■ **Exercise instructions**
Without the pictures, extract every line from the start of the material to the line containing "const series = [gsw, ci, cc, phiPSII, etr, etrA, etrP];", both ends included.

● ● ● ● ●

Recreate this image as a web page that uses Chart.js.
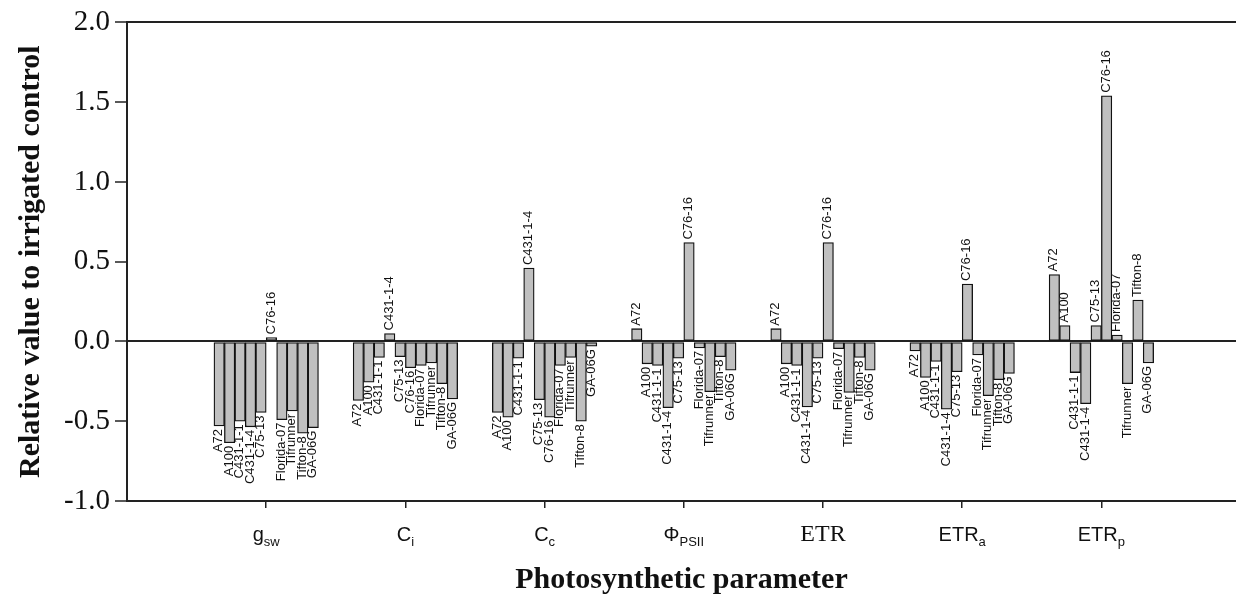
<!DOCTYPE html>
<html>
<head>
<meta charset="utf-8">
<script src="https://cdn.jsdelivr.net/npm/chart.js@4"></script>
<style>
  html, body { margin: 0; padding: 0; background: #fff; overflow: hidden; }
  canvas { display: block; }
</style>
</head>
<body>
<canvas id="myChart" width="1236" height="601"></canvas>
<script>
// parameters on the x axis (main text + subscript)
const tickMain = ['g', 'C', 'C', 'Φ', 'ETR', 'ETR', 'ETR'];
const tickSub = ['sw', 'i', 'c', 'PSII', '', 'a', 'p'];
const tickSerif = [false, false, false, false, true, false, false];

const genotypes = ['A72', 'A100', 'C431-1-1', 'C431-1-4', 'C75-13', 'C76-16',
  'Florida-07', 'Tifrunner', 'Tifton-8', 'GA-06G'];

// values, one array per parameter (genotype order above)
const gsw = [-0.53, -0.635, -0.50, -0.535, -0.445, 0.025, -0.49, -0.435, -0.575, -0.54];
const ci = [-0.37, -0.255, -0.10, 0.05, -0.095, -0.165, -0.15, -0.135, -0.265, -0.36];
const cc = [-0.445, -0.475, -0.105, 0.46, -0.365, -0.475, -0.15, -0.10, -0.50, -0.03];
const phiPSII = [0.08, -0.14, -0.15, -0.415, -0.105, 0.62, -0.04, -0.315, -0.095, -0.18];
const etr = [0.08, -0.14, -0.15, -0.41, -0.105, 0.62, -0.045, -0.32, -0.10, -0.18];
const etrA = [-0.06, -0.225, -0.125, -0.425, -0.19, 0.36, -0.085, -0.34, -0.24, -0.20];
const etrP = [0.42, 0.10, -0.195, -0.39, 0.10, 1.54, 0.04, -0.265, 0.26, -0.135];

const series = [gsw, ci, cc, phiPSII, etr, etrA, etrP];

const yTicks = [-1.0, -0.5, 0.0, 0.5, 1.0, 1.5, 2.0];

const datasets = genotypes.map((g, j) => ({
  label: g,
  data: series.map((s, i) => ({ x: i + 1, y: s[j] })),
  backgroundColor: '#c0c0c0',
  borderColor: '#111',
  borderWidth: 1.3,
  borderSkipped: false,
  barThickness: 10.45
}));

// rotated genotype names at the end of each bar
const barLabels = {
  id: 'barLabels',
  afterDatasetsDraw(chart) {
    const c = chart.ctx;
    c.save();
    c.font = '13px "Liberation Sans", Arial, sans-serif';
    c.fillStyle = '#111';
    c.textBaseline = 'middle';
    chart.data.datasets.forEach((ds, j) => {
      const meta = chart.getDatasetMeta(j);
      meta.data.forEach((bar, i) => {
        const v = ds.data[i].y;
        c.save();
        if (v < 0) {
          c.translate(bar.x - 0.5, bar.y + 3);
          c.rotate(-Math.PI / 2);
          c.textAlign = 'right';
        } else {
          c.translate(bar.x - 0.5, bar.y - 3);
          c.rotate(-Math.PI / 2);
          c.textAlign = 'left';
        }
        c.fillText(ds.label, 0, 0);
        c.restore();
      });
    });
    c.restore();
  }
};

// x tick labels with subscripts
const paramLabels = {
  id: 'paramLabels',
  afterDraw(chart) {
    const c = chart.ctx;
    const xs = chart.scales.x;
    const baseY = 541;
    c.save();
    c.fillStyle = '#111';
    c.textBaseline = 'alphabetic';
    c.textAlign = 'left';
    tickMain.forEach((m, i) => {
      const mainFont = tickSerif[i] ? '24px "Liberation Serif", "Times New Roman", serif'
                                    : '20px "Liberation Sans", Arial, sans-serif';
      const subFont = '13px "Liberation Sans", Arial, sans-serif';
      c.font = mainFont;
      const w1 = c.measureText(m).width;
      c.font = subFont;
      const w2 = tickSub[i] ? c.measureText(tickSub[i]).width : 0;
      const x = xs.getPixelForValue(i + 1) - (w1 + w2) / 2;
      c.font = mainFont;
      c.fillText(m, x, baseY);
      if (tickSub[i]) {
        c.font = subFont;
        c.fillText(tickSub[i], x + w1, baseY + 5);
      }
    });
    c.restore();
  }
};

const ctx = document.getElementById('myChart').getContext('2d');
new Chart(ctx, {
  type: 'bar',
  data: { datasets: datasets },
  options: {
    responsive: false,
    animation: false,
    devicePixelRatio: 1,
    layout: { padding: { left: 0, right: 0, top: 20, bottom: 0 } },
    plugins: {
      legend: { display: false },
      tooltip: { enabled: false }
    },
    scales: {
      x: {
        type: 'linear',
        min: 0,
        max: 7.967,
        offset: false,
        afterBuildTicks: (scale) => {
          scale.ticks = tickMain.map((m, i) => ({ value: i + 1 }));
        },
        afterFit: (scale) => { scale.height = 100; },
        ticks: { callback: () => '', padding: 0 },
        grid: {
          offset: false,
          drawOnChartArea: false,
          color: '#222',
          lineWidth: 1.5,
          tickLength: 7
        },
        border: { display: true, color: '#222', width: 2 },
        title: {
          display: true,
          text: 'Photosynthetic parameter',
          color: '#111',
          font: { family: '"Liberation Serif", "Times New Roman", serif', size: 30, weight: 'bold' },
          padding: { bottom: 3 }
        }
      },
      y: {
        min: -1.0,
        max: 2.0,
        afterBuildTicks: (scale) => {
          scale.ticks = yTicks.map(v => ({ value: v }));
        },
        afterFit: (scale) => { scale.width = 127; },
        ticks: {
          callback: (v) => Number(v).toFixed(1),
          color: '#111',
          padding: 5,
          font: { family: '"Liberation Serif", "Times New Roman", serif', size: 29 }
        },
        grid: {
          color: (c) => (c.tick && (c.tick.value === 0 || c.tick.value === 2)) ? '#222' : 'rgba(0,0,0,0)',
          tickColor: '#222',
          lineWidth: 2,
          tickWidth: 1.5,
          tickLength: 12
        },
        border: { display: true, color: '#222', width: 2 },
        title: {
          display: true,
          text: 'Relative value to irrigated control',
          color: '#111',
          font: { family: '"Liberation Serif", "Times New Roman", serif', size: 30, weight: 'bold' },
          padding: { top: 13 }
        }
      }
    }
  },
  plugins: [barLabels, paramLabels]
});
</script>
</body>
</html>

● ● ● ● ●

■ **Written reply**
Recreate this image as a web page that uses Chart.js.
<!DOCTYPE html>
<html>
<head>
<meta charset="utf-8">
<script src="https://cdn.jsdelivr.net/npm/chart.js@4"></script>
<style>
  html, body { margin: 0; padding: 0; background: #fff; overflow: hidden; }
  canvas { display: block; }
</style>
</head>
<body>
<canvas id="myChart" width="1236" height="601"></canvas>
<script>
// parameters on the x axis (main text + subscript)
const tickMain = ['g', 'C', 'C', 'Φ', 'ETR', 'ETR', 'ETR'];
const tickSub = ['sw', 'i', 'c', 'PSII', '', 'a', 'p'];
const tickSerif = [false, false, false, false, true, false, false];

const genotypes = ['A72', 'A100', 'C431-1-1', 'C431-1-4', 'C75-13', 'C76-16',
  'Florida-07', 'Tifrunner', 'Tifton-8', 'GA-06G'];

// values, one array per parameter (genotype order above)
const gsw = [-0.53, -0.635, -0.50, -0.535, -0.445, 0.025, -0.49, -0.435, -0.575, -0.54];
const ci = [-0.37, -0.255, -0.10, 0.05, -0.095, -0.165, -0.15, -0.135, -0.265, -0.36];
const cc = [-0.445, -0.475, -0.105, 0.46, -0.365, -0.475, -0.15, -0.10, -0.50, -0.03];
const phiPSII = [0.08, -0.14, -0.15, -0.415, -0.105, 0.62, -0.04, -0.315, -0.095, -0.18];
const etr = [0.08, -0.14, -0.15, -0.41, -0.105, 0.62, -0.045, -0.32, -0.10, -0.18];
const etrA = [-0.06, -0.225, -0.125, -0.425, -0.19, 0.36, -0.085, -0.34, -0.24, -0.20];
const etrP = [0.42, 0.10, -0.195, -0.39, 0.10, 1.54, 0.04, -0.265, 0.26, -0.135];

const series = [gsw, ci, cc, phiPSII, etr, etrA, etrP];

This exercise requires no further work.